Along with technological advancements, Mexico has also incorporated new varieties which offer better yields and lengthens that year-round availability which, in turn, allows customers to keep receiving tomatoes from the same growing region rather than moving through different locations in Mexico.

Another key Mexican crop, berries, is also seeing interesting developments. Starting with strawberries, Jose Luis notes that the growth in strawberries out of Mexico isn’t significant--it shipped about 836 million kg. of strawberries in 2014 and by 2020, that number reached 920 million kgs. “The strawberry market is fairly flat growing at about three to four percent every year,” says Jose Luis Bustamante, president of the board of directors of the National Association of Berry Exporters (Aneberries). “The room that is there is from November to March and that’s where Mexico is increasing its production and exports.”

Left to right: Jose Luis Bustamante, Antonio Villalobos 

Blackberries out of Mexico, the most mature industry out of the berry family, is also seeing stable supplies. But, like tomatoes, older varieties of the berries are being swapped out for better quality, higher yield new ones. “So I do see a change in blackberries once all the new varieties are in place,” says Bustamante.

Raspberries are also seeing steady growth in both demand and supplies. “Their varieties are also increasing and getting better production with higher yields which have less requirements on chill hours--such as low or no chill,” says Bustamante. “I think these will be the next blueberries.”

Indeed, that’s where Mexico is seeing its largest jump in both production and demand--the blueberry category. “With blueberries, in the spring window and autumn, there are spikes on the market. But also when the pandemic hit, blueberries became one of the most desired items to eat because of their health benefits,” says Bustamante. “There was increased consumption of them.”

Variety development has also taken place in Mexico leading to better quality and better yielding blueberries. “And contrary to other berries such as raspberries or blackberries, the shelf life is better and they’re easier to distribute,” says Bustamante, noting blueberries in Mexico is still a relatively young industry that’s largely seen growth in the past decade.

Looking ahead, Bustamante notes that the berry industry at least is looking to diversify and add new consumers. “We have a difficult hurdle which is the logistics--shipping berries to Asia will be only by plane. Blueberries have a good chance to travel,” he says, noting that the Mexican domestic market is also seeing increased demand for Mexican-grown berries.

Universal issues
And, like U.S. and Canadian growers, there are universal challenges Mexican growers have also faced. “Labor is the number one. Every year it’s been more of a challenge to secure the labor we need and add the pandemic in, it has made it a lot tougher. Tomatoes are a labor intensive industry right now,” Villalobos adds.

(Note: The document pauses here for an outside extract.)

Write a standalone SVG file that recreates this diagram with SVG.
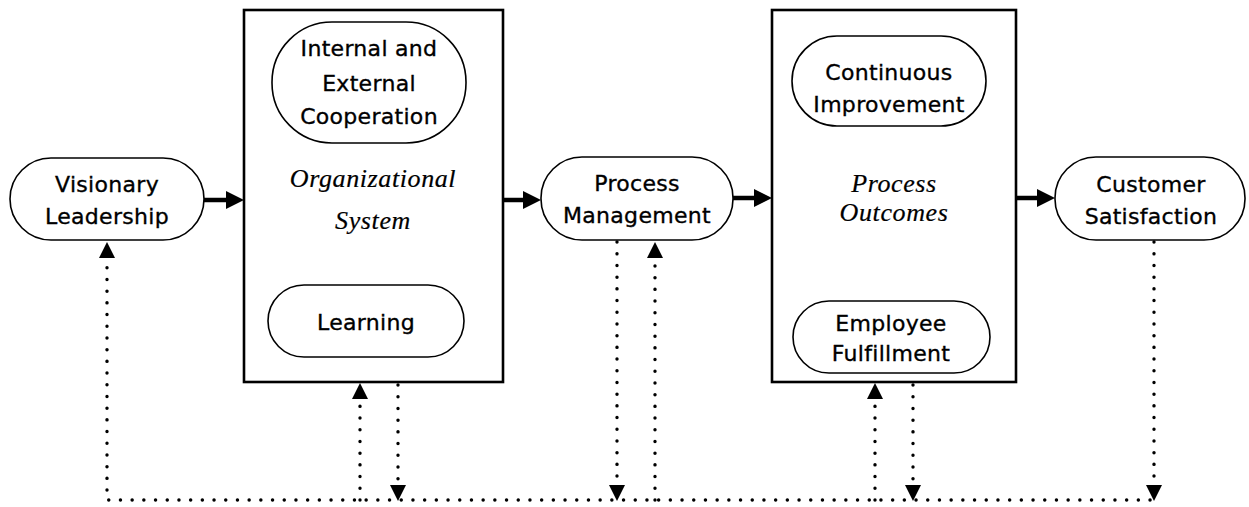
<svg xmlns="http://www.w3.org/2000/svg" width="1249" height="507" viewBox="0 0 1249 507">
<style>
.bg{fill:#fff}
.box{fill:#fff;stroke:#000;stroke-width:2.6}
.pill{fill:#fff;stroke:#000;stroke-width:1.6}
.t{font-family:"DejaVu Sans",sans-serif;font-size:22px;fill:#000;stroke:#000;stroke-width:0.35;text-anchor:middle;letter-spacing:0.3px}
.it{font-family:"Liberation Serif",serif;font-style:italic;font-size:26px;fill:#000;stroke:#000;stroke-width:0.2;text-anchor:middle;letter-spacing:0.6px}
.main{stroke:#000;stroke-width:4.5;fill:none}
.dot{stroke:#000;stroke-width:3.4;stroke-linecap:round;stroke-dasharray:0.1 11.6;fill:none}
.head{fill:#000}
</style>
<rect class="bg" width="1249" height="507"/>
<g id="visionary-leadership">
<rect class="pill" x="10" y="158" width="194" height="82" rx="41"/>
<text class="t" x="107" y="192">Visionary</text>
<text class="t" x="107" y="224">Leadership</text>
</g>
<g id="organizational-system">
<rect class="box" x="244" y="10" width="259" height="372"/>
<text class="it" x="373" y="187">Organizational</text>
<text class="it" x="373" y="229">System</text>
</g>
<g id="internal-external-cooperation">
<rect class="pill" x="272" y="22" width="194" height="121" rx="60"/>
<text class="t" x="369" y="56">Internal and</text>
<text class="t" x="369" y="91">External</text>
<text class="t" x="369" y="124">Cooperation</text>
</g>
<g id="learning">
<rect class="pill" x="268" y="285" width="196" height="72" rx="36"/>
<text class="t" x="366" y="330">Learning</text>
</g>
<g id="process-management">
<rect class="pill" x="541" y="157" width="192" height="83" rx="41"/>
<text class="t" x="637" y="191">Process</text>
<text class="t" x="637" y="223">Management</text>
</g>
<g id="process-outcomes">
<rect class="box" x="772" y="10" width="244" height="372"/>
<text class="it" x="894" y="192">Process</text>
<text class="it" x="894" y="221">Outcomes</text>
</g>
<g id="continuous-improvement">
<rect class="pill" x="792" y="36" width="194" height="90" rx="45"/>
<text class="t" x="889" y="80">Continuous</text>
<text class="t" x="889" y="112">Improvement</text>
</g>
<g id="employee-fulfillment">
<rect class="pill" x="793" y="301" width="197" height="72" rx="36"/>
<text class="t" x="891" y="331">Employee</text>
<text class="t" x="891" y="361">Fulfillment</text>
</g>
<g id="customer-satisfaction">
<rect class="pill" x="1055" y="157" width="190" height="83" rx="41"/>
<text class="t" x="1151" y="192">Customer</text>
<text class="t" x="1151" y="224">Satisfaction</text>
</g>
<g id="connectors">
<line class="main" x1="204" y1="200" x2="228" y2="200"/>
<polygon class="head" points="244,200 226,191 226,209"/>
<line class="main" x1="503" y1="200" x2="525" y2="200"/>
<polygon class="head" points="541,200 523,191 523,209"/>
<line class="main" x1="733" y1="198" x2="756" y2="198"/>
<polygon class="head" points="772,198 754,189 754,207"/>
<line class="main" x1="1016" y1="198" x2="1039" y2="198"/>
<polygon class="head" points="1055,198 1037,189 1037,207"/>
<path class="dot" d="M107,256 V500 H1154"/>
<polygon class="head" points="107,242 99,258 115,258"/>
<path class="dot" d="M360,500 V398"/>
<polygon class="head" points="360,383 352,399 368,399"/>
<path class="dot" d="M398,385 V485"/>
<polygon class="head" points="398,501 390,485 406,485"/>
<path class="dot" d="M617,242 V485"/>
<polygon class="head" points="617,501 609,485 625,485"/>
<path class="dot" d="M655,500 V257"/>
<polygon class="head" points="655,242 647,258 663,258"/>
<path class="dot" d="M875,500 V398"/>
<polygon class="head" points="875,383 867,399 883,399"/>
<path class="dot" d="M913,385 V485"/>
<polygon class="head" points="913,501 905,485 921,485"/>
<path class="dot" d="M1154,242 V485"/>
<polygon class="head" points="1154,501 1146,485 1162,485"/>
</g>
</svg>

Transportation and logistics continue to be a factor to contend with, especially considering freight is up some 30-40 percent from a year ago, says Villalobos. Supply costs on items such as plastic and wood have also jumped. “Commodities worldwide have gone up in price and that puts pressure on our end to provide at the same affordable prices that we’ve been providing,” he says.

Of course, climate change also continues to challenge growers in Mexico. “You get stronger and more frequent hurricanes every year. Even with protected agriculture, your yields come down and your maturing process slows down and in an open field, it makes it also a challenge,” Villalobos says. “Where we’re used to growing tomatoes, we’re used to certain temperatures. Now we’re suddenly getting hard freezes where you didn’t get them before and more rain where you didn’t get them before.”

Bustamante agrees. “When we’re into a rainy season, climate change is making the rain more heavy in shorter periods of time. We also have very high temperatures in areas we didn’t used to have high temperatures and for berries, this is difficult to deal with.”